[cap-talk] rights communication - hope? - tome - network
Jed Donnelley
jed at nersc.gov
Mon Sep 27 16:19:30 EDT 2004
At 01:40 PM 9/24/2004, Hal Finney wrote:
>Alan Karp wrote:
> > Inferring the authorities from the command line arguments would mean
> > understanding the semantics of the application. Additional syntax,
> > such as the additional ">" in the rm example make it possible, at least
> > for read- and write-like methods. In other cases, I think you'll need
> > a per command wrapper that understands what permissions are needed by
> > the application. In our Client Utility prototype we had separate names
> > for distinct facets of an object, e.g., foo-r, foo-w, and foo-rw, with
> > obvious extensions for other types of methods.
>
>Years ago I used an operating system, TOPS-20, whose command shell allowed
>programs to specify the nature of their command-line arguments. You
>could tell whether something was supposed to be a keyword from a given
>list, a file name, and other options. Then the shell would do command
>line completion and even include program-supplied prompts...
>
>Hal Finney
Heh. Must be another "grey beard". I also worked for a number of years on
Tenex (it's name before DEC picked it up) - mostly doing OS security
analyses. I took some inspiration from Tenex - mostly in negative
senses. For example, the DCCS:
http://www.webstart.com/jed/papers/DCCS/
was supposed to be the "right" way to do what the Tenex folks were working
on as the RSExec:
R. H. Thomas,
"A Resource Sharing Executive for the Arpanet,"
AFIPS Conference Proceedings, Vol. 42, 1973, SJCC, pp.155-163.
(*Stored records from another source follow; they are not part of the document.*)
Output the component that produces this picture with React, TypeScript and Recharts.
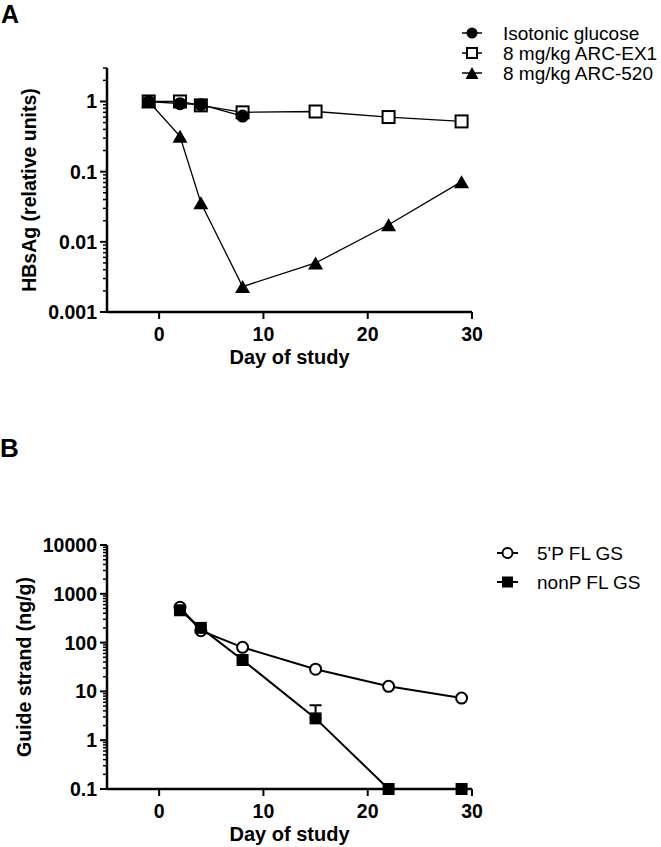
import React from 'react';
import { LineChart, Line, XAxis, YAxis, Legend, Label, ErrorBar } from 'recharts';

const FONT = '"Liberation Sans", Arial, Helvetica, sans-serif';

// ---------- Panel A data ----------
const seriesNamesA = ['Isotonic glucose', '8 mg/kg ARC-EX1', '8 mg/kg ARC-520'];
const daysGlucose = [-1, 2, 4, 8];
const glucoseValues = [1.0, 0.93, 0.9, 0.62];
const daysEX1 = [-1, 2, 4, 8, 15, 22, 29];
const ex1Values = [1.0, 1.0, 0.88, 0.7, 0.72, 0.6, 0.52];
const daysARC520 = [-1, 2, 4, 8, 15, 22, 29];
const arc520Values = [1.0, 0.32, 0.036, 0.0023, 0.005, 0.0175, 0.072];

const xTicks = [0, 10, 20, 30];
const xTickLabels = ['0', '10', '20', '30'];
const yMajorA = [0.001, 0.01, 0.1, 1];
const yMajorLabelsA = ['0.001', '0.01', '0.1', '1'];
const yMinorA = [
  0.002, 0.003, 0.004, 0.005, 0.006, 0.007, 0.008, 0.009,
  0.02, 0.03, 0.04, 0.05, 0.06, 0.07, 0.08, 0.09,
  0.2, 0.3, 0.4, 0.5, 0.6, 0.7, 0.8, 0.9,
  2, 3,
];

// ---------- Panel B data ----------
const seriesNamesB = ["5'P FL GS", 'nonP FL GS'];
const daysB = [2, 4, 8, 15, 22, 29];
const pValues = [530, 175, 80, 28.5, 12.7, 7.3];
const nonPValues = [460, 200, 44, 2.8, 0.1, 0.1];
const nonPErrUp = [null, null, null, 2.4, null, null];
const yMajorB = [0.1, 1, 10, 100, 1000, 10000];
const yMajorLabelsB = ['0.1', '1', '10', '100', '1000', '10000'];
const yMinorB = [
  0.2, 0.3, 0.4, 0.5, 0.6, 0.7, 0.8, 0.9,
  2, 3, 4, 5, 6, 7, 8, 9,
  20, 30, 40, 50, 60, 70, 80, 90,
  200, 300, 400, 500, 600, 700, 800, 900,
  2000, 3000, 4000, 5000, 6000, 7000, 8000, 9000,
];

const glucoseData = daysGlucose.map((x, i) => ({ x, y: glucoseValues[i] }));
const ex1Data = daysEX1.map((x, i) => ({ x, y: ex1Values[i] }));
const arc520Data = daysARC520.map((x, i) => ({ x, y: arc520Values[i] }));
const pData = daysB.map((x, i) => ({ x, y: pValues[i] }));
const nonPData = daysB.map((x, i) => ({
  x,
  y: nonPValues[i],
  err: nonPErrUp[i] == null ? null : [0, nonPErrUp[i]],
}));

// ---------- marker shapes ----------
const filledCircle = (cx: number, cy: number, r: number, key?: any) => (
  <circle key={key} cx={cx} cy={cy} r={r} fill="#000" />
);
const openCircle = (cx: number, cy: number, r: number, key?: any) => (
  <circle key={key} cx={cx} cy={cy} r={r} fill="#fff" stroke="#000" strokeWidth={2} />
);
const openSquare = (cx: number, cy: number, s: number, key?: any) => (
  <rect key={key} x={cx - s / 2} y={cy - s / 2} width={s} height={s} fill="#fff" stroke="#000" strokeWidth={2} />
);
const filledSquare = (cx: number, cy: number, s: number, key?: any) => (
  <rect key={key} x={cx - s / 2} y={cy - s / 2} width={s} height={s} fill="#000" />
);
const filledTriangle = (cx: number, cy: number, w: number, h: number, key?: any) => (
  <polygon
    key={key}
    points={`${cx},${cy - h / 2} ${cx + w / 2},${cy + h / 2} ${cx - w / 2},${cy + h / 2}`}
    fill="#000"
  />
);

const dotWrap = (fn: (cx: number, cy: number, key: any) => any) => (props: any) => {
  const { cx, cy, index } = props;
  if (cx == null || cy == null) return <g key={`n${index}`} />;
  return fn(cx, cy, `d${index}`);
};

// ---------- ticks ----------
const makeYTick = (majors: number[], labels: string[]) => (props: any) => {
  const { x, y, payload } = props;
  const idx = majors.indexOf(payload.value);
  const major = idx >= 0;
  return (
    <g>
      <line x1={x - (major ? 7 : 4)} x2={x} y1={y} y2={y} stroke="#000" strokeWidth={major ? 2 : 1.5} />
      {major && (
        <text x={x - 10} y={y + 7} textAnchor="end" fontFamily={FONT} fontSize={19.5} fontWeight="bold" fill="#000">
          {labels[idx]}
        </text>
      )}
    </g>
  );
};

const XTick = (props: any) => {
  const { x, y, payload } = props;
  const idx = xTicks.indexOf(payload.value);
  return (
    <g>
      <line x1={x} x2={x} y1={y} y2={y + 7} stroke="#000" strokeWidth={2} />
      <text x={x} y={y + 29} textAnchor="middle" fontFamily={FONT} fontSize={19.5} fontWeight="bold" fill="#000">
        {idx >= 0 ? xTickLabels[idx] : payload.value}
      </text>
    </g>
  );
};

const xTitle = (props: any) => {
  const vb = props.viewBox || {};
  return (
    <text x={vb.x + vb.width / 2} y={vb.y + 52} textAnchor="middle" fontFamily={FONT} fontSize={20} fontWeight="bold" fill="#000">
      Day of study
    </text>
  );
};

const yTitle = (text: string, bx: number) => (props: any) => {
  const vb = props.viewBox || {};
  const cy = vb.y + vb.height / 2;
  return (
    <text
      transform={`translate(${bx},${cy}) rotate(-90)`}
      x={0}
      y={0}
      textAnchor="middle"
      fontFamily={FONT}
      fontSize={19.5}
      fontWeight="bold"
      fill="#000"
    >
      {text}
    </text>
  );
};

// ---------- legends ----------
const LegendA = () => {
  const markers = [
    (cx: number, cy: number) => filledCircle(cx, cy, 5.5),
    (cx: number, cy: number) => openSquare(cx, cy, 10),
    (cx: number, cy: number) => filledTriangle(cx, cy, 13, 12),
  ];
  return (
    <svg width={206} height={64} style={{ display: 'block', overflow: 'visible' }}>
      {seriesNamesA.map((name, i) => {
        const cy = 13 + i * 20;
        return (
          <g key={name}>
            <line x1={7} x2={27} y1={cy} y2={cy} stroke="#000" strokeWidth={1.5} />
            {markers[i](17, cy)}
            <text x={48} y={cy + 7} fontFamily={FONT} fontSize={19} fill="#000">
              {name}
            </text>
          </g>
        );
      })}
    </svg>
  );
};

const LegendB = () => {
  const markers = [
    (cx: number, cy: number) => openCircle(cx, cy, 5),
    (cx: number, cy: number) => filledSquare(cx, cy, 11),
  ];
  return (
    <svg width={171} height={56} style={{ display: 'block', overflow: 'visible' }}>
      {seriesNamesB.map((name, i) => {
        const cy = 13 + i * 29;
        return (
          <g key={name}>
            <line x1={7} x2={28} y1={cy} y2={cy} stroke="#000" strokeWidth={2} />
            {markers[i](17.5, cy)}
            <text x={47} y={cy + 7} fontFamily={FONT} fontSize={19} fill="#000">
              {name}
            </text>
          </g>
        );
      })}
    </svg>
  );
};

const axisLineStyle = { stroke: '#000', strokeWidth: 2.5 };

export default function App() {
  const ticksA = [...yMajorA, ...yMinorA].sort((a, b) => a - b);
  const ticksB = [...yMajorB, ...yMinorB].sort((a, b) => a - b);
  return (
    <div style={{ position: 'absolute', left: 0, top: 0, width: 661, height: 847, background: '#fff', fontFamily: FONT }}>
      <svg width={661} height={847} style={{ position: 'absolute', left: 0, top: 0 }}>
        <text x={1} y={23} fontFamily={FONT} fontSize={25} fontWeight="bold" fill="#000">A</text>
        <text x={0} y={457} fontFamily={FONT} fontSize={26} fontWeight="bold" fill="#000">B</text>
      </svg>

      <div style={{ position: 'absolute', left: 0, top: 0 }}>
        <LineChart width={661} height={380} margin={{ top: 68, right: 189, bottom: 18, left: 0 }}>
          <XAxis
            type="number"
            dataKey="x"
            domain={[-5, 30]}
            ticks={xTicks}
            interval={0}
            height={50}
            tickSize={0}
            tickMargin={0}
            tickLine={false}
            axisLine={axisLineStyle}
            tick={XTick}
          >
            <Label content={xTitle} />
          </XAxis>
          <YAxis
            type="number"
            scale="log"
            domain={[0.001, 3]}
            ticks={ticksA}
            interval={0}
            width={107}
            tickSize={0}
            tickMargin={0}
            tickLine={false}
            axisLine={axisLineStyle}
            tick={makeYTick(yMajorA, yMajorLabelsA)}
          >
            <Label content={yTitle('HBsAg (relative units)', 36)} />
          </YAxis>
          <Legend
            layout="vertical"
            align="center"
            verticalAlign="middle"
            content={LegendA}
            wrapperStyle={{ left: 455, top: 20, width: 206, height: 64 }}
          />
          <Line
            name={seriesNamesA[1]}
            data={ex1Data}
            dataKey="y"
            type="linear"
            stroke="#000"
            strokeWidth={1.3}
            dot={dotWrap((cx, cy, k) => openSquare(cx, cy, 12, k))}
            activeDot={false}
            isAnimationActive={false}
          />
          <Line
            name={seriesNamesA[0]}
            data={glucoseData}
            dataKey="y"
            type="linear"
            stroke="#000"
            strokeWidth={1.3}
            dot={dotWrap((cx, cy, k) => filledCircle(cx, cy, 6.5, k))}
            activeDot={false}
            isAnimationActive={false}
          />
          <Line
            name={seriesNamesA[2]}
            data={arc520Data}
            dataKey="y"
            type="linear"
            stroke="#000"
            strokeWidth={1.3}
            dot={dotWrap((cx, cy, k) => filledTriangle(cx, cy, 15, 13, k))}
            activeDot={false}
            isAnimationActive={false}
          />
        </LineChart>
      </div>

      <div style={{ position: 'absolute', left: 0, top: 380 }}>
        <LineChart width={661} height={467} margin={{ top: 165, right: 189, bottom: 8, left: 0 }}>
          <XAxis
            type="number"
            dataKey="x"
            domain={[-5, 30]}
            ticks={xTicks}
            interval={0}
            height={50}
            tickSize={0}
            tickMargin={0}
            tickLine={false}
            axisLine={axisLineStyle}
            tick={XTick}
          >
            <Label content={xTitle} />
          </XAxis>
          <YAxis
            type="number"
            scale="log"
            domain={[0.1, 10000]}
            ticks={ticksB}
            interval={0}
            width={107}
            tickSize={0}
            tickMargin={0}
            tickLine={false}
            axisLine={axisLineStyle}
            tick={makeYTick(yMajorB, yMajorLabelsB)}
          >
            <Label content={yTitle('Guide strand (ng/g)', 31)} />
          </YAxis>
          <Legend
            layout="vertical"
            align="center"
            verticalAlign="middle"
            content={LegendB}
            wrapperStyle={{ left: 490, top: 160, width: 171, height: 56 }}
          />
          <Line
            name={seriesNamesB[0]}
            data={pData}
            dataKey="y"
            type="linear"
            stroke="#000"
            strokeWidth={2}
            dot={dotWrap((cx, cy, k) => openCircle(cx, cy, 5.5, k))}
            activeDot={false}
            isAnimationActive={false}
          />
          <Line
            name={seriesNamesB[1]}
            data={nonPData}
            dataKey="y"
            type="linear"
            stroke="#000"
            strokeWidth={2}
            dot={dotWrap((cx, cy, k) => filledSquare(cx, cy, 12, k))}
            activeDot={false}
            isAnimationActive={false}
          >
            <ErrorBar dataKey="err" direction="y" width={6} stroke="#000" strokeWidth={2} isAnimationActive={false} />
          </Line>
        </LineChart>
      </div>
    </div>
  );
}
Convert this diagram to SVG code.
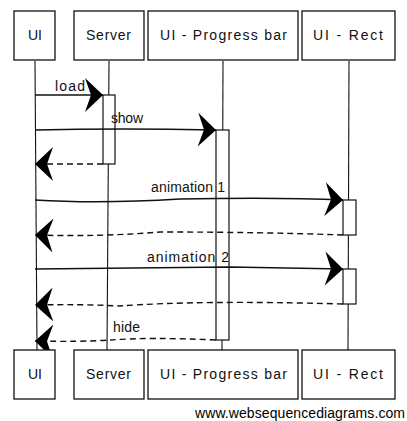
<svg xmlns="http://www.w3.org/2000/svg" width="407" height="421" viewBox="0 0 407 421">
<defs>
<style>
.box{fill:#fff;stroke:#111;stroke-width:1.3}
.life{stroke:#111;stroke-width:1.1;fill:none}
.msg{stroke:#111;stroke-width:1.4;fill:none}
.ret{stroke:#111;stroke-width:1.4;fill:none;stroke-dasharray:6,4}
.act{fill:#fff;stroke:#111;stroke-width:1.2}
.t{font-family:"Liberation Sans",Arial,sans-serif;font-size:14px;fill:#111}
.ft{font-family:"Liberation Sans",Arial,sans-serif;font-size:14px;fill:#000}
</style>
<marker id="ar" viewBox="0 0 20 36" refX="19" refY="18" markerWidth="20" markerHeight="36" markerUnits="userSpaceOnUse" orient="auto">
<path d="M19,18 L1,1 L7,18 L1,35 Z" fill="#000"/>
</marker>
</defs>
<g id="lifelines">
<path class="life" d="M35,61 L37,350"/>
<path class="life" d="M109,61 L107,350"/>
<path class="life" d="M223,61 L222,350"/>
<path class="life" d="M349,61 L348,350"/>
</g>
<g id="activations">
<rect class="act" x="103" y="95" width="12" height="69"/>
<rect class="act" x="216" y="130" width="13" height="210"/>
<rect class="act" x="343" y="200" width="13" height="35"/>
<rect class="act" x="343" y="269" width="13" height="35"/>
</g>
<g id="connectors">
<path class="msg" d="M35,95 L103,95" marker-end="url(#ar)"/>
<text class="t" x="55" y="91" textLength="30">load</text>
<path class="msg" d="M35,130 Q120,128 216,130" marker-end="url(#ar)"/>
<text class="t" x="111" y="123" textLength="32">show</text>
<path class="ret" d="M103,164 L35,164" marker-end="url(#ar)"/>
<path class="msg" d="M35,200 Q100,204 180,199 Q280,197 343,200" marker-end="url(#ar)"/>
<text class="t" x="151" y="192" textLength="74">animation 1</text>
<path class="ret" d="M343,235 Q260,232 160,232 Q100,237 35,235" marker-end="url(#ar)"/>
<path class="msg" d="M35,269 Q150,268 230,267 Q300,268 343,269" marker-end="url(#ar)"/>
<text class="t" x="147" y="262" textLength="82">animation 2</text>
<path class="ret" d="M343,304 Q200,300 120,306 Q80,304 35,305" marker-end="url(#ar)"/>
<path class="ret" d="M216,340 Q150,337 110,340 Q80,342 35,341" marker-end="url(#ar)"/>
<text class="t" x="113" y="332" textLength="27">hide</text>
</g>
<g id="ui-top"><rect class="box" x="14" y="11" width="41" height="49"/><text class="t" x="35" y="40" text-anchor="middle">UI</text></g>
<g id="server-top"><rect class="box" x="74" y="11" width="70" height="49"/><text class="t" x="86" y="40" textLength="45">Server</text></g>
<g id="progress-top"><rect class="box" x="148" y="11" width="150" height="49"/><text class="t" x="160" y="40" textLength="127">UI - Progress bar</text></g>
<g id="rect-top"><rect class="box" x="302" y="11" width="93" height="49"/><text class="t" x="313" y="40" textLength="70">UI - Rect</text></g>
<g id="ui-bottom"><rect class="box" x="14" y="350" width="41" height="49"/><text class="t" x="35" y="379" text-anchor="middle">UI</text></g>
<g id="server-bottom"><rect class="box" x="74" y="350" width="70" height="49"/><text class="t" x="86" y="379" textLength="45">Server</text></g>
<g id="progress-bottom"><rect class="box" x="148" y="350" width="150" height="49"/><text class="t" x="160" y="379" textLength="127">UI - Progress bar</text></g>
<g id="rect-bottom"><rect class="box" x="302" y="350" width="93" height="49"/><text class="t" x="313" y="379" textLength="70">UI - Rect</text></g>
<text class="ft" x="195" y="418" textLength="210">www.websequencediagrams.com</text>
</svg>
I later explicitly denigrated the RSexec approach in:
http://www.webstart.com/jed/papers/Components/
I think the binding between naming and access control that the capability
model uses shows up as a clear advantage in both the above
papers/mechanisms (the first using explicit c-lists and the second using
the capabilities as data model) - e.g. over how things would have to work
using an ACL model or even worse the sort of ad hoc (e.g. Unix-like)
resources that show up in typical monolithic kernel systems like
Tenex/Unix/VMS/Windows with assumed authority models.